Coordinates: 41°54′9.70″N 12°27′36.00″E / 41.9026944°N 12.4600000°E
The Palazzo Rusticucci-Accoramboni (also known as Palazzo Rusticucci or Palazzo Accoramboni) is a reconstructed late Renaissance palace in Rome. Erected by the will of Cardinal Girolamo Rusticucci, it was designed by Domenico Fontana and Carlo Maderno joining together several buildings already existing. Due to that, the building was not considered a good example of architecture. Originally lying along the north side of the Borgo Nuovo street, after 1667 the building faced the north side of the large new square located west of the new Saint Peter's Square, designed in those years by Gian Lorenzo Bernini. The square, named Piazza Rusticucci after the palace , was demolished in 1937–40 because of the erection of the new Via della Conciliazione. In 1940 the palace was dismantled and rebuilt with a different footprint along the north side of the new avenue, constructed between 1936 and 1950, which links St Peter's Basilica and the Vatican City to the center of Rome.

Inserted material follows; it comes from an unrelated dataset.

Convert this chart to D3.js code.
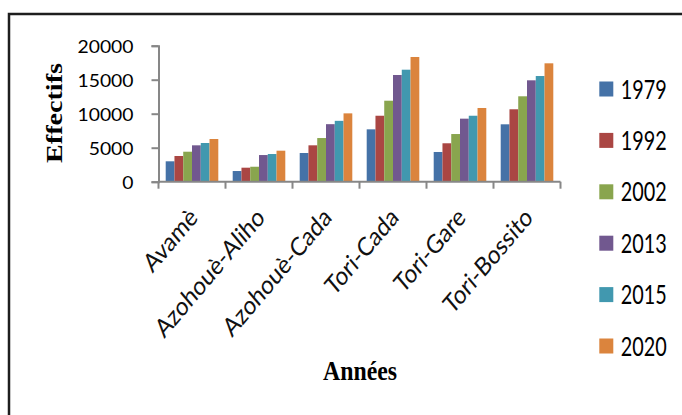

The palace is located in the Borgo rione of Rome along the north side of Via della Conciliazione avenue, its main facade facing south. It belongs to the same block as the Palazzo dei Convertendi, another Renaissance building demolished in the late 1930s and reconstructed in the 1940s east of it. To the west Via Rusticucci separates it from the north Propylaea delimiting the square Piazza Pio XII (which roughly occupies the same area as the old Piazza Rusticucci) and facing Saint Peter's Square. The north side of the building borders two other reconstructed Renaissance edifices of Borgo: the Palazzo Jacopo da Brescia and the house of the physician of Paul III.